The Behrmann’s processing plant does a lot of different things. For example:

  • They process about 2,500 custom game animal orders a year, including deer and elk, which they take hide on, skinned, or boned out.
  • They prepare pigs for customers to pick up and barbecue themselves.
  • They enter cured meat competitions and have won hundreds of awards. More to the point, one entire wall in the retail area is covered with winning plaques, and there are more boxes of plaques from state, regional and national competitions that they’ve been hard pressed to find space to display them.
  • In terms of cured or smoked products they make themselves, the number is about 80 different items.
  • They do no private labeling but sell the finished products they make under their own name.

Behrmann Meat & Processing relies on its reputation for its advertising and promotion. They use their website and feature their own commercials and count on satisfied customers to spread the word about their products and services.

Connie Haselhorst, vice president of operations, said Facebook and other social media also provide an affordable way to communicate about meats they are featuring. Connie handles the HACCP programs, human resources, and so many other responsibilities that Cliff admits that he needs her as the second-in-command person virtually around the clock. She estimates that the plant, located about 30 miles east of St. Louis, attracts customers from about a 100-mile radius. Think about it; if you are in a town with a population of about 1,100 people, customers are coming 100 miles each way to buy your product.

Behrmann smaller 2.jpgCliff Behrmann, owner of Behrmann Meat & Processing  


Behrmann’s bounty

Some of the products on offer in the Behrmann 1,000-square-foot retail area include bacons, pork sausage and hot dogs that are among the most popular items in volume, Cliff said. But the variety in the selection truly is mind-boggling.

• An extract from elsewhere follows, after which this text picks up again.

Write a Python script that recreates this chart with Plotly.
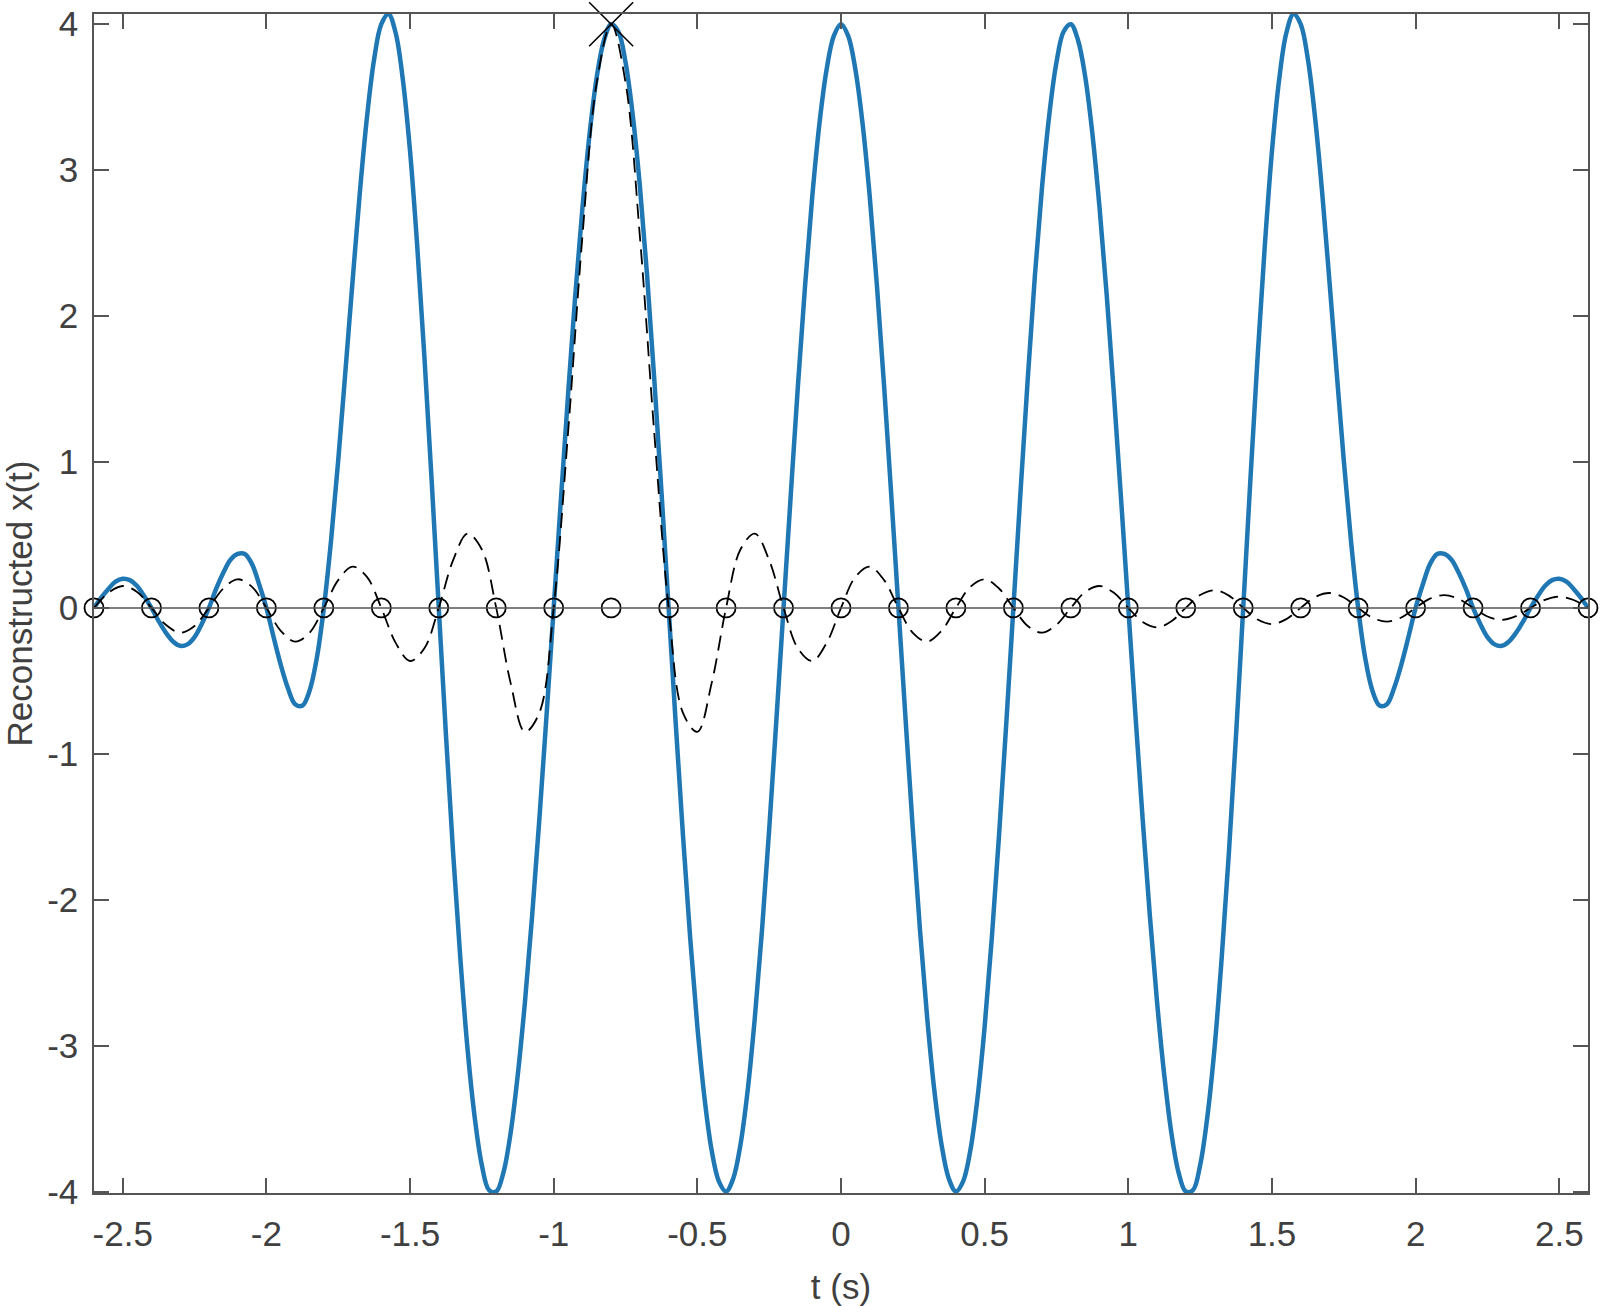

Pork is huge in the inventory, retail cases, service counter, and deli sections. Shoppers can find smoked pork steaks, ribs, pulled and barbecued pork, pulled beef, puggy wings, pork burgers and ham hocks. Then there are those harder to find specialties like Thuringer, blood sausage, liver sausage, cured pork chops, head cheese, salami (large and small diameter), German style brats and brat patties. A close estimate is that the retail area holds at least 40 styles of sausage, including a Philly cheese version.

In the bacon section dwell pepper flavored, slabs of Cajun, and Canadian style, even ground cured bacon and bacon ends, all made from the Behrmann in-house recipes. Name it and it’s likely there, from chorizo, to Italian, pork burgers, pepperoni and a few dozen styles of cheese.

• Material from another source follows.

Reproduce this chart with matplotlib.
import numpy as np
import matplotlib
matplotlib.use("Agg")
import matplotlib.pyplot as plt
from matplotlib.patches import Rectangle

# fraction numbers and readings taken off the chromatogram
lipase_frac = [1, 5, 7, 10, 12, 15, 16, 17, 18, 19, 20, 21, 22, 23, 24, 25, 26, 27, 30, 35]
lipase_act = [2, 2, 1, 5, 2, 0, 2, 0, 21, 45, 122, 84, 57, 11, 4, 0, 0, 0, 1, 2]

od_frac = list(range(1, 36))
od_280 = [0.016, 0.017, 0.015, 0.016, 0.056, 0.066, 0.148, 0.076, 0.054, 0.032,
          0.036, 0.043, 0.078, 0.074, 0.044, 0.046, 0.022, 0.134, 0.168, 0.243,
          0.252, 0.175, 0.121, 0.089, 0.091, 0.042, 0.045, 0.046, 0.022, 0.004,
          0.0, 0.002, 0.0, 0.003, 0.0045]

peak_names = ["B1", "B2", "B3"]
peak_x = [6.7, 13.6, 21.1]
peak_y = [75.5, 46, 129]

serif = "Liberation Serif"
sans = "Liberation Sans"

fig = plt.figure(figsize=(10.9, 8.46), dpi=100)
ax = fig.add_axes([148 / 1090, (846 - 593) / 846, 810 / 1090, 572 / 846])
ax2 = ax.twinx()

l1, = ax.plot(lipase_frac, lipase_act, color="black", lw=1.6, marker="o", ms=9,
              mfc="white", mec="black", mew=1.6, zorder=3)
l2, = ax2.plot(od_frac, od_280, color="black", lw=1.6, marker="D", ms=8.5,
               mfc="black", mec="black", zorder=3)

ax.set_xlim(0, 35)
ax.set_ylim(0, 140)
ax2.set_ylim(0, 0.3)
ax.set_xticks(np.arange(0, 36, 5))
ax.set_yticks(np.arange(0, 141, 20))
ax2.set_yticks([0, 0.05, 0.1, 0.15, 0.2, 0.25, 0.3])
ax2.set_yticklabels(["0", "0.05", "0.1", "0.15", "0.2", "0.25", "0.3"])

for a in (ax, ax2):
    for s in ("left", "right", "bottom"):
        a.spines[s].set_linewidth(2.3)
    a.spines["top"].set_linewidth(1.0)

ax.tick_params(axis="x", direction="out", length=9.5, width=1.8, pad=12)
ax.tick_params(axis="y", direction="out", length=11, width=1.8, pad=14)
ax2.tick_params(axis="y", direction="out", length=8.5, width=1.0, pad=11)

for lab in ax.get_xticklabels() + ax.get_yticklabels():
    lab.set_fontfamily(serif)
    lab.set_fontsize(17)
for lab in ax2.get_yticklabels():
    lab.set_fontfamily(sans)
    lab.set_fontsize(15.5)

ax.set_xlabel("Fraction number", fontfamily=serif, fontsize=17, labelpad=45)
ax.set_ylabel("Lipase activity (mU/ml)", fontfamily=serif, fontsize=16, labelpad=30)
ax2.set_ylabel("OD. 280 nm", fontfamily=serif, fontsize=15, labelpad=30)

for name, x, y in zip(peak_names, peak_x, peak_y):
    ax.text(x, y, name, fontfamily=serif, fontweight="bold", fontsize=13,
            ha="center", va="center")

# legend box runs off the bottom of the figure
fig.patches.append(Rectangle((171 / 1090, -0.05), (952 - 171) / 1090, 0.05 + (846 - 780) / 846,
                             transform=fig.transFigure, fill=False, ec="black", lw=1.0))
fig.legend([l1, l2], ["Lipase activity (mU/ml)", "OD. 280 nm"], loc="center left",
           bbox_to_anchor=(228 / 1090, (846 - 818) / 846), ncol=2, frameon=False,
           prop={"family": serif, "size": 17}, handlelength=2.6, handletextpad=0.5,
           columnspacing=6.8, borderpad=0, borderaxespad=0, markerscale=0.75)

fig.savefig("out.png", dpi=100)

The expected jerky and snack sticks are big sellers and are only upstaged by the Heat ‘N Eat section of meat goodies. Cliff noted that they do not have an eat-in seating section (probably out of fear customers would never leave).

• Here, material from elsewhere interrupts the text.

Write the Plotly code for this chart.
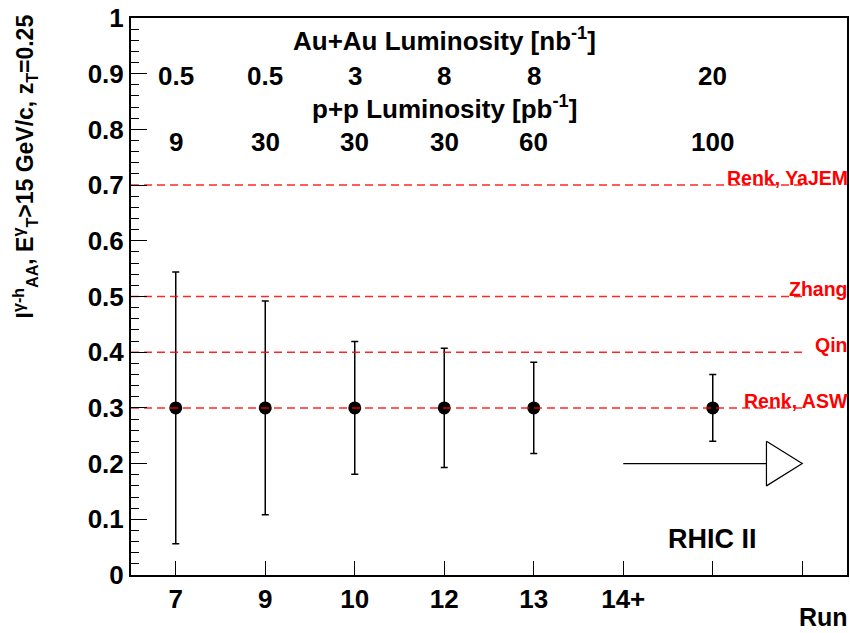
import plotly.graph_objects as go

# ---- data ----
run_labels = ["7", "9", "10", "12", "13", "14+", "", ""]
bin_pos = [1, 2, 3, 4, 5, 6, 7, 8]
point_bins = [1, 2, 3, 4, 5, 7]
iaa_values = [0.3, 0.3, 0.3, 0.3, 0.3, 0.3]
iaa_errors = [0.244, 0.192, 0.119, 0.107, 0.082, 0.060]

auau_lumi = ["0.5", "0.5", "3", "8", "8", "20"]
pp_lumi = ["9", "30", "30", "30", "60", "100"]

theory_names = ["Renk, YaJEM", "Zhang", "Qin", "Renk, ASW"]
theory_values = [0.7, 0.5, 0.4, 0.3]

arrow_from_bin = 6
arrow_head_bin = 7.6
arrow_to_bin = 8
arrow_level = 0.2
arrow_half_height = 0.04

FONT = "Liberation Sans"

fig = go.Figure()

fig.add_trace(go.Scatter(
    x=point_bins, y=iaa_values, mode="markers",
    marker=dict(color="black", size=13, symbol="circle"),
    error_y=dict(type="data", array=iaa_errors, color="black", thickness=1.5, width=3.5),
    showlegend=False, hoverinfo="skip"))

for v in theory_values:
    fig.add_trace(go.Scatter(
        x=[0.5, 8], y=[v, v], mode="lines",
        line=dict(color="rgba(255,0,0,0.85)", width=1.5, dash="8px,5px"),
        showlegend=False, hoverinfo="skip"))

# arrow
fig.add_trace(go.Scatter(
    x=[arrow_from_bin, arrow_head_bin], y=[arrow_level, arrow_level], mode="lines",
    line=dict(color="black", width=1.2), showlegend=False, hoverinfo="skip"))
fig.add_trace(go.Scatter(
    x=[arrow_head_bin, arrow_to_bin, arrow_head_bin, arrow_head_bin],
    y=[arrow_level + arrow_half_height, arrow_level, arrow_level - arrow_half_height,
       arrow_level + arrow_half_height],
    mode="lines", line=dict(color="black", width=1.2), fill="toself", fillcolor="white",
    showlegend=False, hoverinfo="skip"))

ann = []
bold = dict(family=FONT, size=26, color="black", weight="bold")
ann.append(dict(x=4, y=0.962, xref="x", yref="y", text="Au+Au Luminosity [nb<sup>-1</sup>]",
                showarrow=False, font=bold))
ann.append(dict(x=4, y=0.84, xref="x", yref="y", text="p+p Luminosity [pb<sup>-1</sup>]",
                showarrow=False, font=bold))
for b, a, p in zip(point_bins, auau_lumi, pp_lumi):
    ann.append(dict(x=b, y=0.896, xref="x", yref="y", text=a, showarrow=False, font=bold))
    ann.append(dict(x=b, y=0.777, xref="x", yref="y", text=p, showarrow=False, font=bold))

for n, v in zip(theory_names, theory_values):
    ann.append(dict(x=1.0, y=v + 0.013, xref="paper", yref="y", text=n, xanchor="right",
                    yanchor="middle", xshift=3, showarrow=False,
                    font=dict(family=FONT, size=19.5, color="red", weight="bold")))

ann.append(dict(x=7, y=0.065, xref="x", yref="y", text="RHIC II", showarrow=False,
                font=dict(family=FONT, size=27, color="black", weight="bold")))
ann.append(dict(x=1.0, y=-0.075, xref="paper", yref="paper", text="Run", xanchor="right",
                yanchor="middle", xshift=3, showarrow=False,
                font=dict(family=FONT, size=25, color="black", weight="bold")))
ann.append(dict(x=-0.148, y=1.01, xref="paper", yref="paper",
                text="I<sup>γ-h</sup><sub>AA</sub>, E<sup>γ</sup><sub>T</sub>>15 GeV/c, z<sub>T</sub>=0.25",
                textangle=-90, xanchor="center", yanchor="top", showarrow=False,
                font=dict(family=FONT, size=23, color="black", weight="bold")))

fig.update_layout(
    width=850, height=633,
    margin=dict(l=131, r=1, t=18, b=58),
    paper_bgcolor="white", plot_bgcolor="white",
    annotations=ann,
    xaxis=dict(range=[0.5, 8.5], tickvals=bin_pos, ticktext=run_labels,
               ticks="inside", ticklen=14, tickwidth=1.2, tickcolor="black",
               showline=True, linecolor="black", linewidth=2, mirror=True,
               showgrid=False, zeroline=False,
               tickfont=dict(family=FONT, size=26, color="black", weight="bold")),
    yaxis=dict(range=[0, 1], tickvals=[i / 10 for i in range(11)],
               ticks="inside", ticklen=16, tickwidth=1.2, tickcolor="black",
               minor=dict(dtick=0.02, ticks="inside", ticklen=8, tickcolor="black", tickwidth=1),
               showline=True, linecolor="black", linewidth=2, mirror=True,
               showgrid=False, zeroline=False,
               tickfont=dict(family=FONT, size=26, color="black", weight="bold")),
)

fig.write_html("out.html")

As top-of-the-line as the retail store seems, he said that an enlargement of that area is in the planning, along with a new drying area for summer sausage. They recently added a 1,200-square-foot cooler area.

Cliff has served on the board of the Illinois Association of Meat Processors for eight years, including four years as the president. This year he was elected as a director for the American Association of Meat Processors.

“Finding time and good help keeps a small plant operator busy,” he said. “In today’s economy many people just do not want to work. We’ve hired some who never bothered to show up. That puts a lot of extra burden on everyone, including those who have to do the interviewing.”

He adds that he wants to keep the operation as efficient as possible but said that some equipment he wants to obtain can’t be delivered for as much as a year out.

For the future, Behrmann Meat & Processing looks like the family legacy will continue. Two nephews, Tyler, 37, and Brandon, 28, work at the plant and Cliff expressed his expectation that the nephews will one day take over the business.